Given exercise
Determine the number of lines that have the string "this" in them, and give only that number.

-=-=-

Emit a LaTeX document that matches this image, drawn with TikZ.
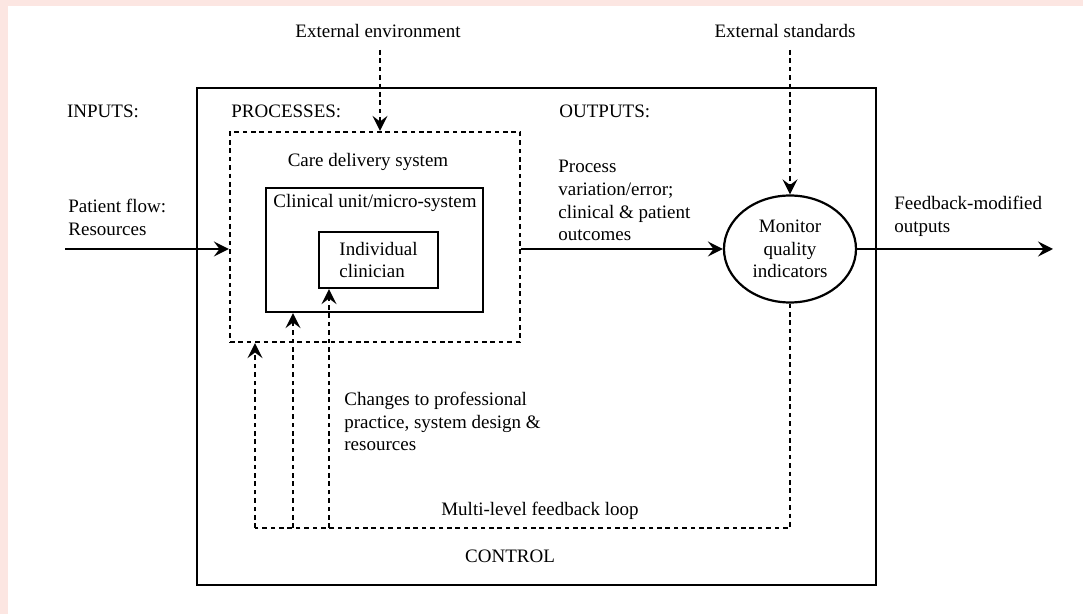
\documentclass[tikz,border=0pt]{standalone}
\usepackage{fontspec}
\setmainfont{Liberation Serif}
\usepackage{tikz}
\usetikzlibrary{calc, positioning, shapes.geometric}
\usetikzlibrary{arrows.meta}
\tikzset{>={Stealth[length=7.5pt,width=7.5pt,inset=2.8pt]}}
\usepackage{xcolor}
\definecolor{mypink}{HTML}{FCE6E2}

\begin{document}
\begin{tikzpicture}[x=0.5pt,y=-0.5pt,font=\fontsize{9.5}{11.3}\selectfont,
		solidbox/.style={draw,line width=1.1pt,inner sep=0pt},
		dashbox/.style={draw,line width=1.1pt,dash pattern=on 2.3pt off 1.9pt,inner sep=0pt},
		dashline/.style={line width=1.1pt,dash pattern=on 2.3pt off 1.9pt},
		flow/.style={line width=1.1pt,->}]
			\useasboundingbox (0,0) rectangle (1083,614);
			\fill [mypink] (0,0) rectangle (1083,614);
			\fill [white] (8,6) rectangle (1083,614);
			% boxes
			\node [solidbox,minimum width=339.5pt,minimum height=248.5pt] (control) at (536.5,336.5) {};
			\node [dashbox,minimum width=145pt,minimum height=105pt] (procs) at (375,237) {};
			\node [solidbox,minimum width=108.5pt,minimum height=62pt] (unit) at (374.5,250) {};
			\node [solidbox,minimum width=59.5pt,minimum height=28pt,align=left] (clin) at (378.5,260) {Individual\\clinician};
			\node [solidbox,ellipse,minimum width=66pt,minimum height=53.5pt,align=center] (monitor) at (790,249) {Monitor\\quality\\indicators};
			% labels
			\node [anchor=base] (inputs) at (103,118) {INPUTS:};
			\node [anchor=base west,inner sep=0pt] (processes) at (231,118) {PROCESSES:};
			\node [anchor=base west,inner sep=0pt] (outputs) at (559,118) {OUTPUTS:};
			\node [anchor=base] (env) at (378,38) {External environment};
			\node [anchor=base] (std) at (785,38) {External standards};
			\node [anchor=base] (care) at (368,167) {Care delivery system};
			\node [anchor=base] (unitlabel) at (375,208) {Clinical unit/micro-system};
			\node [anchor=north west,inner sep=0pt,align=left] (patient) at (68,199) {Patient flow:\\Resources};
			\node [anchor=north west,inner sep=0pt,align=left] (variation) at (558,160) {Process\\variation/error;\\clinical \& patient\\outcomes};
			\node [anchor=north west,inner sep=0pt,align=left] (modified) at (894,196) {Feedback-modified\\outputs};
			\node [anchor=north west,inner sep=0pt,align=left] (changes) at (344,392) {Changes to professional\\practice, system design \&\\resources};
			\node [anchor=base] (loop) at (540,516) {Multi-level feedback loop};
			\node [anchor=base] (ctrl) at (510,563) {CONTROL};
			% main flow
			\coordinate (in) at (65,249);
			\coordinate (out) at (1053,249);
			\draw [flow] (in) -- (in -| procs.west);
			\draw [flow] (procs.east |- monitor.west) -- (monitor.west);
			\draw [flow] (monitor.east) -- (out);
			% external influences
			\coordinate (envtop) at (380,50);
			\coordinate (stdtop) at (790,50);
			\draw [dashline,->] (envtop) -- (envtop |- procs.north);
			\draw [dashline,->] (stdtop) -- (monitor.north);
			% feedback loop
			\coordinate (fbr) at (790,528);
			\coordinate (fbl) at (255,528);
			\coordinate (fbm) at (293,528);
			\coordinate (fbc) at (329,528);
			\draw [dashline] (monitor.south) -- (fbr) -- (fbl);
			\draw [dashline,->] (fbl) -- (fbl |- procs.south);
			\draw [dashline,->] (fbm) -- (fbm |- unit.south);
			\draw [dashline,->] (fbc) -- (fbc |- clin.south);
		\end{tikzpicture}
\end{document}
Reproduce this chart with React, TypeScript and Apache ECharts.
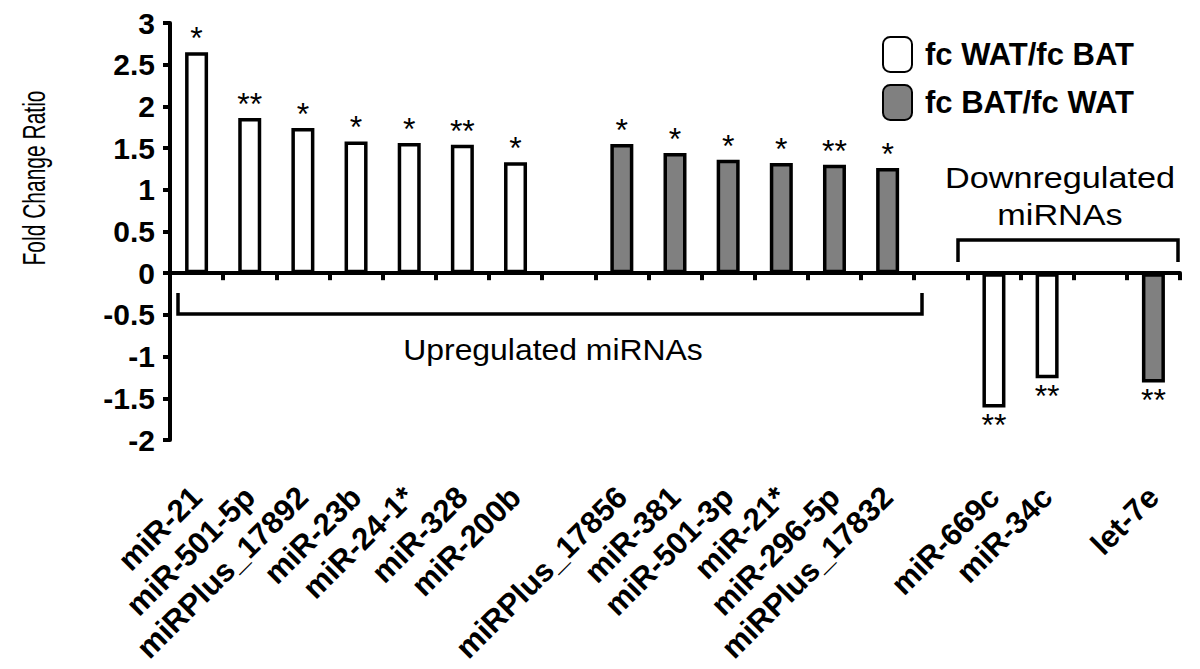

-=-=-

Full answer
2